The university financed the project through a 20-year power purchase agreement with Duke Energy Sustainable Solutions.
42 MW Solar Power Facility At Pearl Harbor
Finally, there is this solar power news from the Aloha State. Ameresco and Bright Canyon Energy are moving forward with the Kupono Solar Project, a combined solar and battery system to be built at the Joint Base Pearl Harbor-Hickam West Loch Annex in Hawaii. When completed in early 2024, it will supply 42 MW of renewable energy to Hawai’ian Electric’s grid on the island of Oahu. The solar park will make use of 131 acres of underutilized land within the military base. The installation will also feature a 42 MW/168 MWh lithium-ion battery storage system.

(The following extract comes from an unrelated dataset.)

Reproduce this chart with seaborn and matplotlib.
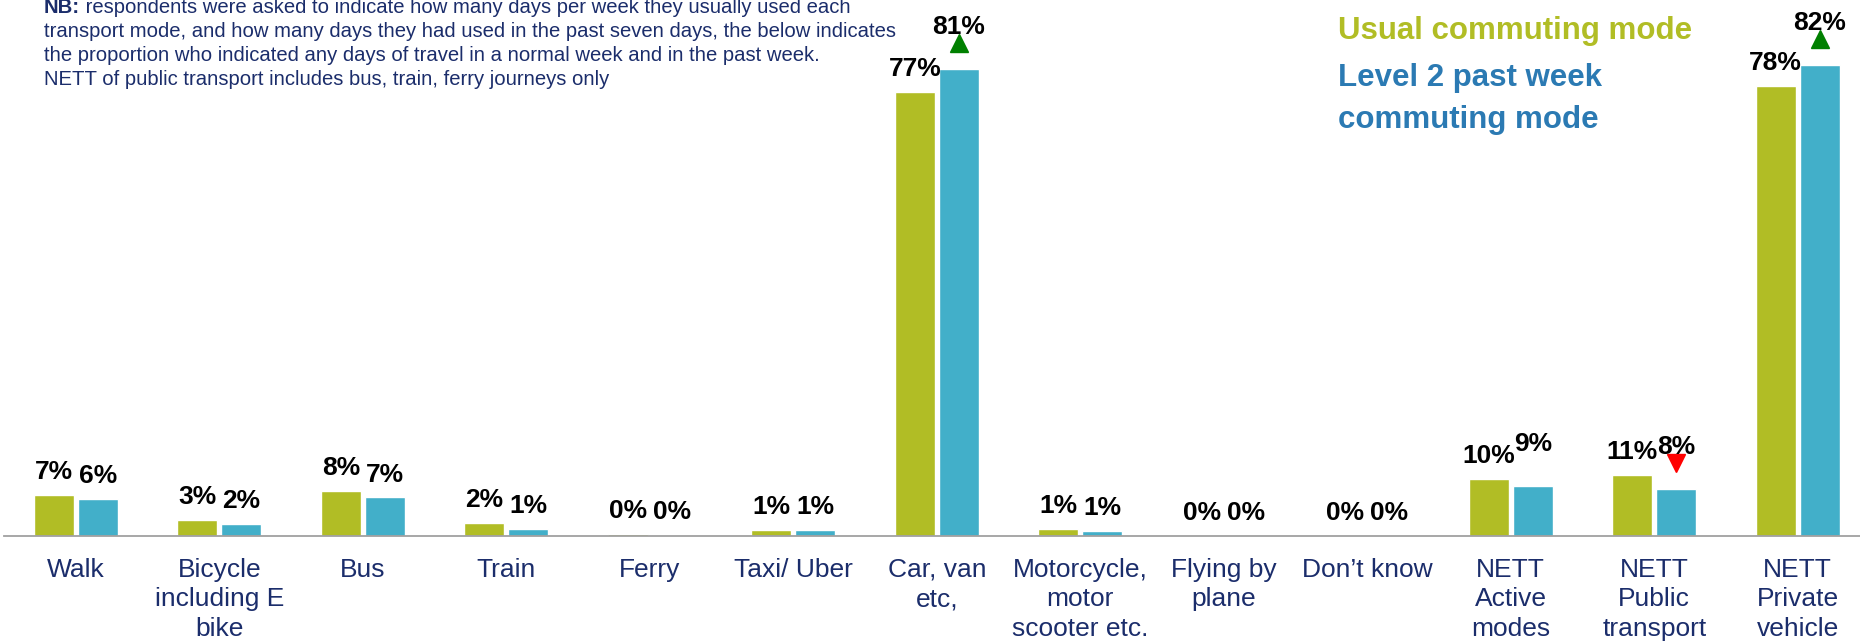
import matplotlib
matplotlib.use("Agg")
import matplotlib.pyplot as plt
import matplotlib.transforms as mtransforms
import numpy as np
import pandas as pd
import seaborn as sns

categories = [
    "Walk", "Bicycle\nincluding E\nbike", "Bus", "Train", "Ferry", "Taxi/ Uber",
    "Car, van\netc,", "Motorcycle,\nmotor\nscooter etc.", "Flying by\nplane",
    "Don\u2019t know", "NETT\nActive\nmodes", "NETT\nPublic\ntransport",
    "NETT\nPrivate\nvehicle",
]
usual_mode = [7.2, 2.8, 7.9, 2.2, 0.3, 1.0, 77.2, 1.2, 0.0, 0.0, 9.9, 10.6, 78.3]
past_week = [6.4, 2.1, 6.7, 1.3, 0.1, 1.0, 81.2, 0.8, 0.0, 0.0, 8.7, 8.2, 81.9]
usual_labels = ["7%", "3%", "8%", "2%", "0%", "1%", "77%", "1%", "0%", "0%", "10%", "11%", "78%"]
past_labels = ["6%", "2%", "7%", "1%", "0%", "1%", "81%", "1%", "0%", "0%", "9%", "8%", "82%"]
past_change = ["", "", "", "", "", "", "up", "", "", "", "", "down", "up"]
series_names = ["Usual commuting mode", "Level 2 past week commuting mode"]
legend_lines = [["Usual commuting mode"], ["Level 2 past week", "commuting mode"]]
note_first = " respondents were asked to indicate how many days per week they usually used each"
note_lines = [
    "transport mode, and how many days they had used in the past seven days, the below indicates",
    "the proportion who indicated any days of travel in a normal week and in the past week.",
    "NETT of public transport includes bus, train, ferry journeys only",
]

GREEN = "#b1bd25"
BLUE = "#42afc9"
NAVY = "#1b2d6b"
LEGEND_BLUE = "#2b7ab3"

sns.set_style("white")
plt.rcParams["font.family"] = ["Liberation Sans", "DejaVu Sans"]

df = pd.DataFrame({
    "category": categories * 2,
    "value": usual_mode + past_week,
    "series": [series_names[0]] * len(categories) + [series_names[1]] * len(categories),
})

fig = plt.figure(figsize=(18.6, 6.42), dpi=100)
W, H = 1860, 642
ax = fig.add_axes([4 / W, 106 / H, 13 * 143.5 / W, 536 / H])

sns.barplot(
    data=df, x="category", y="value", hue="series",
    order=categories, hue_order=series_names,
    palette=[GREEN, BLUE], saturation=1, width=0.612, gap=0.085,
    legend=False, ax=ax,
)

ax.set_xlim(-0.5, len(categories) - 0.5)
ax.set_ylim(0, 536 / 5.75)
ax.set_xlabel("")
ax.set_ylabel("")
ax.set_yticks([])
for side in ["left", "top", "right"]:
    ax.spines[side].set_visible(False)
ax.spines["bottom"].set_color("#a0a0a0")
ax.spines["bottom"].set_linewidth(1.3)

# labels in the middle, tick marks on the category boundaries
ax.set_xticks(np.arange(len(categories)))
ax.set_xticklabels(categories, fontsize=19, color=NAVY, linespacing=1.3)
ax.set_xticks(np.arange(-0.5, len(categories)), minor=True)
ax.tick_params(axis="x", which="major", length=0, pad=15.5)
ax.tick_params(axis="x", which="minor", length=6, width=1.2, color="#a0a0a0")

# value labels
for i, bar in enumerate(ax.containers[0]):
    cx = bar.get_x() + bar.get_width() / 2
    ax.annotate(usual_labels[i], (cx, bar.get_height()), xytext=(0, 11.5),
                textcoords="offset points", ha="center", va="baseline",
                fontsize=19, fontweight="bold", color="black")

for i, bar in enumerate(ax.containers[1]):
    cx = bar.get_x() + bar.get_width() / 2
    lifted = past_change[i] != "" or i == 10
    ax.annotate(past_labels[i], (cx, bar.get_height()), xytext=(0, 25 if lifted else 11.5),
                textcoords="offset points", ha="center", va="baseline",
                fontsize=19, fontweight="bold", color="black")
    if past_change[i]:
        marker = "^" if past_change[i] == "up" else "v"
        col = "#008000" if past_change[i] == "up" else "#ff0000"
        tr = mtransforms.offset_copy(ax.transData, fig=fig, x=0, y=26, units="dots")
        ax.plot([cx], [bar.get_height()], marker=marker, color=col, markersize=13,
                transform=tr, clip_on=False)

# legend as coloured text, one line at a time
legend_baselines = [[39], [86, 128]]
for lines, ys, col in zip(legend_lines, legend_baselines, [GREEN, LEGEND_BLUE]):
    for line, y in zip(lines, ys):
        fig.text(1338 / W, 1 - y / H, line, color=col, fontsize=22.5,
                 fontweight="bold", va="baseline", ha="left")

# note at top left
nb = fig.text(44 / W, 1 - 13 / H, "NB:", color=NAVY, fontsize=14.6,
              fontweight="bold", va="baseline", ha="left")
ax.annotate(note_first, xy=(1, 0), xycoords=nb, ha="left", va="bottom",
            color=NAVY, fontsize=14.6, annotation_clip=False)
for k, line in enumerate(note_lines):
    fig.text(44 / W, 1 - (37 + 24 * k) / H, line, color=NAVY, fontsize=14.6,
             va="baseline", ha="left")

fig.savefig("out.png", dpi=100)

“The Navy is excited to see this joint Kupono Solar/Hawaiian Electric project move forward for our community’s benefit,” said Cpt. Randall E. Harmeyer, public works officer at Joint Base Pearl Harbor-Hickam. “This enables us to put 131 acres of underutilized land to long term, sustainable use for Hawaii at a time when the cost and reliability of worldwide energy supplies is of great concern and reflects the Navy’s core commitment to energy security and resiliency for America.” Kupono Solar will own and operate this solar and battery project under a 20 year power purchase agreement with HECO.
The lessons learned in Hawai’i are fully applicable to every other island community in the world. Come to think of it, all of us live on islands. It’s just some are larger than others and are called continents. Burning fossil fuels to make electricity was a great idea in the 19th century. So was burning trees to make steam. But the world can’t afford to continue doing that anymore as it hurtles toward a climate crisis of epic proportions.
It’s all well and good to look to the past and sing the praises of a bygone era — “Gee, our old LaSalle ran great!” It’s quite another to polish the brass on the Titanic as it sinks beneath the waves. In a contest between physics and politics, science always has the final word. Fossil fuels are the past. Solar power and other renewables are the future. Let the sunshine in!